Продолжая молитву, Исаак обращается мыслью к грехопадению человека, проецируя последнее на самого себя. Он говорит о себе как ребенке, призывая Бога относиться к нему с отцовской заботой:
К подножию ног Твоих повергаюсь я, Господи[758], и к деснице Твоей святой, которая сотворила меня и сделала меня человеком, познавшим Тебя. Но я согрешил и совершил зло пред собою и пред Тобою, оставив святую беседу с Тобою и отдав дни мои беседам с похотями. Умоляю Тебя, Господи, не вмени мне грехов юности моей[759], неведение старости моей и слабость естества моего, которая одолела меня и потопила меня в размышлении о ненавистных вещах. Но от назойливого блуждания похотей обрати сердце мое к Тебе; сокровенный свет да живет во мне. Твои благодеяния ко мне во все времена предвосхищали всякую мою волю к добру и готовность сердца моего к добродетели. Никогда не сдерживал Ты заботы Твоей обо мне, чтобы испытать свободную волю мою; напротив, как отец заботится о своем маленьком сыне, так и Твоя забота сопутствовала мне; отеческая благодать Твоя посетила немощь мою и не смотрела на то, чтобы испытывать волю мою, ибо Ты знал меня во все времена — знал, что меньше младенца знаю я, куда иду[760].
В последующих прошениях речь идет об избавлении от злых намерений, от плотских желаний и от власти диавола[761]. Далее Исаак пишет:
В дверь сострадания Твоего стучусь я, Господи; пошли помощь моим разрозненным порывам, отравленным множеством страстей и мощью тьмы. Возбуди во мне страдание от видения ран моих, хотя бы оно и не соответствовало мощи грехов моих, ибо если осознание степени моих грехов получу я, Господи, не вынесет душа моя горькой боли от них… О, имя Иисусово, ключ ко всем дарованиям, открой мне дверь, дабы мне войти в сокровищницу Твою и хвалою от всего сердца восхвалить Тебя за милости Твои, которые были на мне в конце времен; ибо Ты пришел и обновил меня знанием нового века[762].

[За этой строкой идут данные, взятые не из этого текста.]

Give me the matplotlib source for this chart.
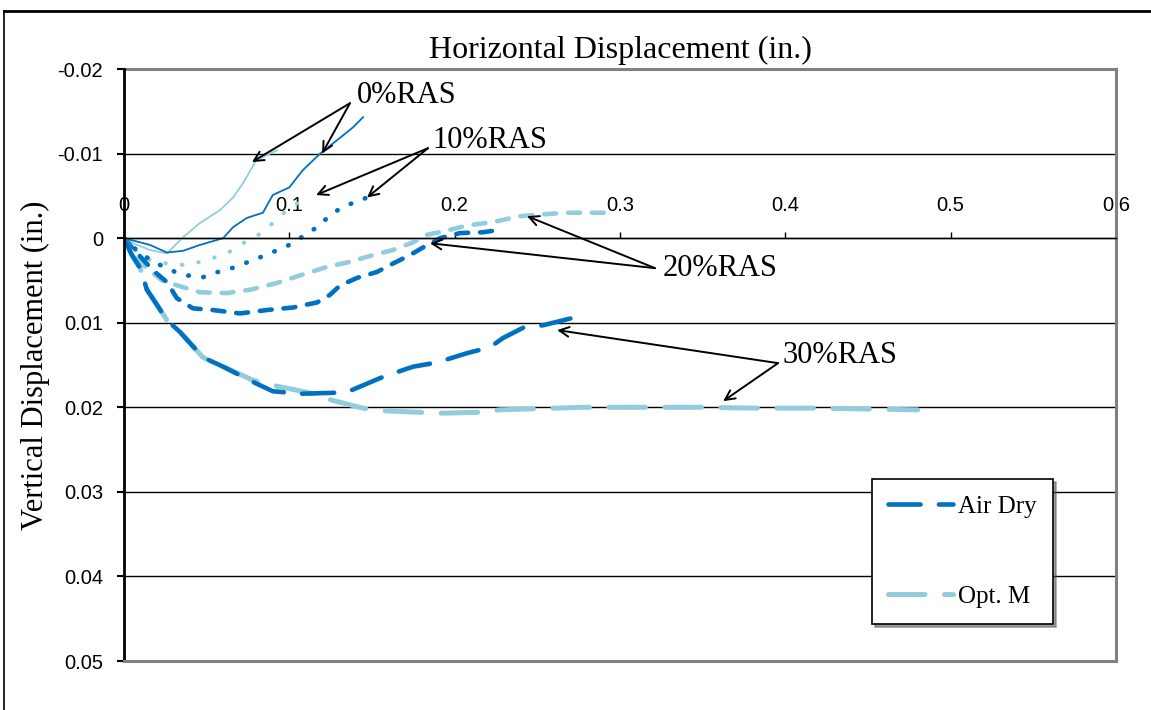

После этого прошения, имеющего личный характер, Исаак обращается к прославлению человеческой природы Христа и затем переходит к покаянным прошениям:
К престолу величия Твоего повергаюсь я, Господи мой, — я, который есть прах и пепел[763] и отребье человечества. Тысячи тысяч ангелов и бесчисленные легионы серафимов с огненными хвалами и святыми движениями приносят Тебе духовную службу в сокровенности своих естеств — Тебе, святое Естество, сокрытое от чувства и знания всякой твари; ибо со вспоможениями Твоими, Господи, Ты близок к каждому во всякое время бедствий; и вовремя и не вовремя дверь Твоя открыта для прошений всех. Не гнушаешься Ты грешниками, и величие Твое не отвращается от душ, запятнанных всеми видами грехов; но извлекаешь Ты всякого из бесконечных зол — также и меня, Господи, совершенно оскверненного, которого удостоил Ты пасть на лицо перед Тобою, чтобы я дерзал произносить имя Твоей святости устами моими, хотя я — сосуд всякой нечистоты, недостойный числиться среди потомков Адама. Даруй мне, Господи, освятиться хвалами Твоими и очиститься памятью о Тебе; обнови жизнь мою через изменение мысли и благотворные помыслы, которые Ты, по благодати Твоей, возбуждаешь во мне… Закрепи во мне единую волю, что взирает на Тебя во всякое время, и помысел, который никогда бы не ослабевал в надежде на Тебя через постоянное умирание ради Тебя. Даруй, Господи, чтобы не бесчувственными словами уст молился я Тебе, но чтобы я распростерся на земле в сокровенном смирении сердца и покаянии разума[764].